In order to maintain relevance, international publications, such as the New York Times and the Wall Street Journal have adapted their offerings by incorporating short-form videos that can help tell those stories in a succinct fashion.

The Wall Street Journal’s: The Short Answer is an excellent example of short-form video as a means of providing distilled, stripped back information.

In each short segment, no longer than five minutes, WSJ reporter Jason Bellini applies the analytical microscope to an issue of the day, whether it be TPP, the geopolitics of the South China Sea or why President Barack Obama chose to slow the withdrawal of troops from a still unable Afghanistan as in the video below.

New Zealand’s two competing major news media companies, Fairfax through Stuff and NZME through NZ Herald say they both see video as a key component in telling news stories.

Asher Finlayson, head of video at Fairfax Digital in New Zealand says there is no comparison between how Stuff used video five years ago and how it does now.

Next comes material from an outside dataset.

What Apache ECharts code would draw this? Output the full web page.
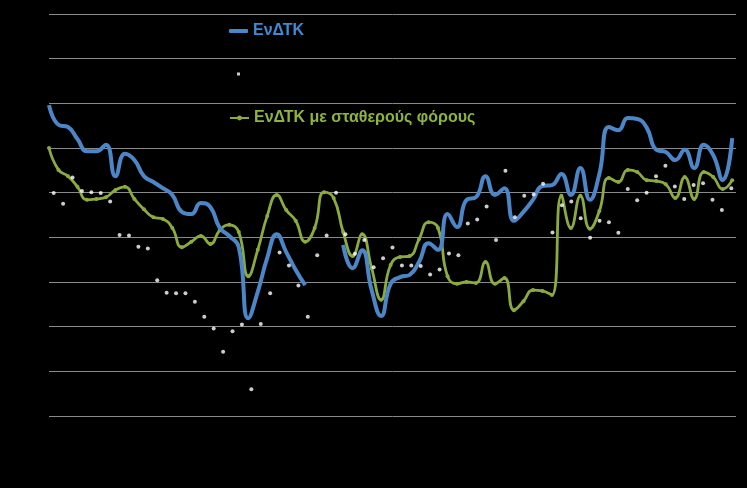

He says about ten percent of stories published on the website now contain video but there is a growing emphasis on digital delivery with journalists expected to respond to the changing demands of consumers of news.

“All reporters now produce their work for the digital audience first, recognising that their growing local and national audiences are shifting the way they find and consume news and information.”

StopPress has reported on how companies leveraged off the All Blacks’ success in the 2015 Rugby World Cup to promote their wares and Stuff has attempted to do the same in its use of new media of tell news stories about the All Blacks.

This video produced by Stuff.co.nz of Air New Zealand ground crew welcoming the world cup winning All Blacks back to home soil at Auckland airport with a haka is an example of the use of the medium to amplify the way stories can be told beyond a single mode.

The ubiquity and ease of use in filming video of smartphones means reporters can file stories quickly from their hand-held devices to give news consumers faster eyewitness accounts of major stories.

This is demonstrated in the video below on the NZ Herald website showing the aftermath of a car crashing into a jewellery shop in Grey Lynn, Auckland.

Marcus Forbes, group general manager digital content at NZME, says there has also been a greater emphasis on video at the Fairfax rival with the Rugby World Cup proving an area of heavy investment.

“We are actively working to increase the volume of video content daily. We have already invested in this area and will continue to do so. An example is the amount of video content we produced for the Rugby World Cup. As many text stories had video embedded within them as possible.”

However, Forbes cautions that video must contribute to the overall narrative provided in the news story or it risks being redundant.

“But we also need to take the audience experience into account, there’s no point dumping multiple videos into stories that have no direct relevance to that story, that’s just going to annoy the audience.”